Put it in other words–when we want to value and reward creativity, we have to accordingly pay for it. When that creative process is unhinged from the copyright mechanism, it will be subject to market pressure, especially when it is butting heads against other monopolies (well, copyrights). If we look at the global export of anime-based medium from Japan versus every other mass medium except maybe video games, you can see how it is disproportional when comparing the money and thought space it occupies domestically versus overseas. But in Japan, the copyright financing structure protects manga and print publishers, and hangs animation houses to dry.

It is a very different situation, in other words, when Japan adopts some manga or light novel for a media mix project, than your latest Hollywood comic book adaptation or resurrecting your childhood in another inferior summer blockbuster. The latter is largely motivated by marketing and playing safe, the former is more about who controls the copyright and who is being paid with lucrative royalty contracts or added sales from advertising.

For example, when Ume-sensei gets her cute, sunlit manga adopted, she probably also gets a pretty penny from the production committee. But what does Shaft get out of that deal? [SHAFT! /zing] Well, it’s not a bad deal for them, after all, because animation studios get their money from anime sales, and Hidamari Sketch sold above the Manabi line.

But there is the problem. The animation production team is probably the #1 responsible party in producing everything we love about HidaSketch on this side of the Pacific. The manga is more like added sales: without it, Ume Aoki’s art school adventure will just sit as yet another4koma gag manga in a sea of them. [Imagine making the case for K-ON if you want to talk about this inequity.] When we buy the manga or a cute figure of a worm, it’s not because of Ume-sensei’s manga. It’s because some producer types realized this title will make good commercial sense as an anime, and is a good match with the talents at Shaft. I’m hoping you are well-familiar with the whole anime-as-paid-advertising thing, yeah? It feels like we like the commercial more than the thing it is selling us.

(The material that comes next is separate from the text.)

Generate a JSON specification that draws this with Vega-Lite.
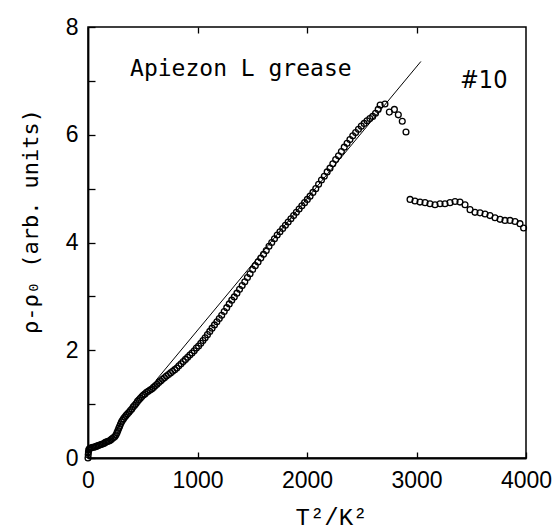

Of course, that’s partly because the commercial is the thing it is selling us: If you are the anime publisher and the anime studio, whose income is increased with the sale of the anime itself, you do have an incentive there. It’s just that being the non-copyright-owner of the original material, they have really no stake in the production committee beyond the anime itself. Everything on top of that is at the mercy of the various parties splitting that pizza-pie-chart of net revenue from any given joint production venture. It’s like going to a shop for their kanban musume, but she is actually the owner’s daughter and gets no bonus for sitting pretty and dealing with creeps like us.

To contrast, for an anime original like Sora no Woto, we’re talking about someone who puts money behind the animation production team as the main copyright owner. It is still financed in a committee structure–for example, Azone probably could care less which entity owns what in the committee–but that extra royalty money from licensing merch is now going back into animation production, rather than keeping some dead tree media afloat. And even so, a media mix of anime original can result in novelization and manga spinoffs that will also help sell dead tree stuff. It’s probably more commercially sound to publish a tie-in than something entirely original, too, for the manga publisher.

The alternative, you know, is do what Bandai does. Unless the financing structure for anime in Japan changes, we’re going to be dealing with people whining about moe or stagnation or how anime used to be better until Kingdom Come. But who knows, maybe it is easier to fix people’s ignorance than to fix the way Japan does business.